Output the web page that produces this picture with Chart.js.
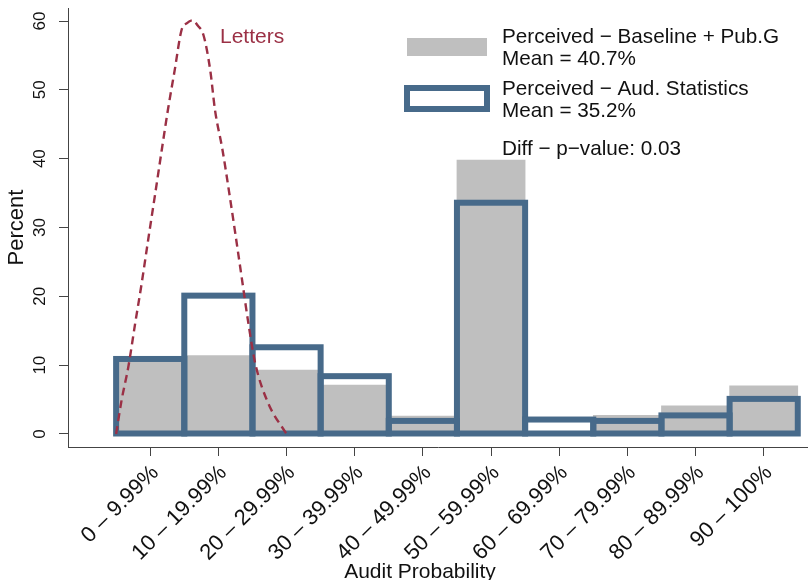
<!DOCTYPE html>
<html lang="en">
<head>
<meta charset="UTF-8">
<title>Audit Probability</title>
<script src="https://cdn.jsdelivr.net/npm/chart.js"></script>
<style>
  html, body { margin: 0; padding: 0; background: #fff; }
</style>
</head>
<body>
<canvas id="histChart" width="808" height="580"></canvas>
<script>
// bins of the audit probability (mid point of each bin, in %)
const binLabels = ['0 – 9.99%', '10 – 19.99%', '20 – 29.99%', '30 – 39.99%', '40 – 49.99%',
                   '50 – 59.99%', '60 – 69.99%', '70 – 79.99%', '80 – 89.99%', '90 – 100%'];
const binMids = [5, 15, 25, 35, 45, 55, 65, 75, 85, 95];

// percent of respondents per bin
const baselinePct = [10.6, 11.4, 9.3, 7.1, 2.6, 39.8, 0, 2.7, 4.1, 7.0];   // Baseline + Pub.G (grey)
const audStatsPct = [10.9, 20.1, 12.6, 8.4, 1.9, 33.6, 2.1, 1.9, 2.7, 5.1]; // Aud. Statistics (outline)

// "Letters" density curve
const lettersX = [0, 0.8, 1.8, 2.8, 3.75, 4.7, 5.7, 6.7, 7.6, 8.6, 9.6, 10.4, 11.2, 12.0, 12.8,
                  13.8, 14.5, 15.6, 16.6, 17.4, 18.4, 19.4, 20.4, 22.3, 24.8, 25.0];
const lettersY = [0, 4.9, 9.8, 16.1, 21.9, 28.2, 34.7, 41.3, 47.1, 52.9, 58.7, 59.7, 60.1, 59.3, 58.0,
                  52.9, 47.1, 41.3, 35.0, 29.7, 22.9, 16.1, 10.3, 4.5, 0.3, 0];

const yTicks = [0, 10, 20, 30, 40, 50, 60];

const GREY = '#bfbfbf';
const BLUE = '#476a8a';
const RED = '#9b3045';
const FONT = '"Liberation Sans", Arial, sans-serif';

// outline the Aud. Statistics bars with a stroke centred on the bar edges (Stata style)
const outlinePlugin = {
    id: 'barOutline',
    afterDatasetDraw(chart, args) {
        if (args.index !== 1) return;
        const ctx = chart.ctx;
        ctx.save();
        ctx.strokeStyle = BLUE;
        ctx.lineWidth = 6;
        args.meta.data.forEach(bar => {
            const p = bar.getProps(['x', 'y', 'base', 'width'], true);
            ctx.strokeRect(p.x - p.width / 2, p.y, p.width, p.base - p.y);
        });
        ctx.restore();
    }
};

// legend box, curve label and x title
const legendPlugin = {
    id: 'sideLegend',
    afterDraw(chart) {
        const ctx = chart.ctx;
        ctx.save();
        ctx.fillStyle = GREY;
        ctx.fillRect(407, 38, 80, 18);
        ctx.strokeStyle = BLUE;
        ctx.lineWidth = 6;
        ctx.strokeRect(407, 88, 80, 21);

        ctx.font = '20.7px ' + FONT;
        ctx.fillStyle = '#111';
        ctx.textBaseline = 'alphabetic';
        ctx.fillText('Perceived − Baseline + Pub.G', 502, 43);
        ctx.fillText('Mean = 40.7%', 502, 65);
        ctx.fillText('Perceived − Aud. Statistics', 502, 95);
        ctx.fillText('Mean = 35.2%', 502, 117);
        ctx.fillText('Diff − p−value: 0.03', 502, 155);

        ctx.font = '21px ' + FONT;
        ctx.textAlign = 'center';
        ctx.fillText('Audit Probability', 420, 578);

        ctx.textAlign = 'left';
        ctx.fillStyle = RED;
        ctx.fillText('Letters', 220, 43);
        ctx.restore();
    }
};

const ctx = document.getElementById('histChart').getContext('2d');
const histChart = new Chart(ctx, {
    type: 'bar',
    data: {
        datasets: [
            {
                label: 'Perceived - Baseline + Pub.G',
                data: binMids.map((x, i) => ({ x: x, y: baselinePct[i] })),
                backgroundColor: GREY,
                borderWidth: 0,
                grouped: false,
                barPercentage: 1,
                categoryPercentage: 1,
                order: 3
            },
            {
                label: 'Perceived - Aud. Statistics',
                data: binMids.map((x, i) => ({ x: x, y: audStatsPct[i] })),
                backgroundColor: 'rgba(0,0,0,0)',
                borderWidth: 0,
                grouped: false,
                barPercentage: 1,
                categoryPercentage: 1,
                order: 2
            },
            {
                type: 'line',
                label: 'Letters',
                data: lettersX.map((x, i) => ({ x: x, y: lettersY[i] })),
                borderColor: RED,
                borderWidth: 2.4,
                borderDash: [8, 5],
                pointRadius: 0,
                cubicInterpolationMode: 'monotone',
                fill: false,
                order: 1
            }
        ]
    },
    options: {
        responsive: false,
        animation: false,
        layout: { padding: { top: 8, left: 0, right: 0, bottom: 0 } },
        plugins: {
            legend: { display: false },
            tooltip: { enabled: false }
        },
        scales: {
            x: {
                type: 'linear',
                min: -7.06,
                max: 101.5,
                offset: false,
                grid: { display: true, offset: false, drawOnChartArea: false, drawTicks: true, tickLength: 9, color: '#444' },
                border: { display: true, color: '#444', width: 1 },
                afterBuildTicks: s => { s.ticks = binMids.map(v => ({ value: v })); },
                afterFit: s => { s.height = 133; s.paddingLeft = 0; s.paddingRight = 0; },
                ticks: {
                    autoSkip: false,
                    minRotation: 45,
                    maxRotation: 45,
                    padding: 4,
                    labelOffset: 5,
                    color: '#111',
                    font: { family: FONT, size: 22 },
                    callback: (v, i) => binLabels[i]
                },
                title: { display: false }
            },
            y: {
                min: -1.89,
                max: 61.89,
                grid: { display: true, offset: false, drawOnChartArea: false, drawTicks: true, tickLength: 9, color: '#444' },
                border: { display: true, color: '#444', width: 1 },
                afterBuildTicks: s => { s.ticks = yTicks.map(v => ({ value: v })); },
                afterFit: s => { s.width = 68; s.paddingTop = 0; s.paddingBottom = 0; },
                ticks: {
                    minRotation: 90,
                    maxRotation: 90,
                    crossAlign: 'center',
                    padding: 9,
                    color: '#111',
                    font: { family: FONT, size: 17 }
                },
                title: {
                    display: true,
                    text: 'Percent',
                    color: '#111',
                    font: { family: FONT, size: 22 },
                    padding: { top: 4, bottom: 0 }
                }
            }
        }
    },
    plugins: [outlinePlugin, legendPlugin]
});
</script>
</body>
</html>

______

--- Task ---
Where a line in the material above holds "with", copy that line.

--- Result ---
Output the web page that produces this picture with Chart.js.
// outline the Aud. Statistics bars with a stroke centred on the bar edges (Stata style)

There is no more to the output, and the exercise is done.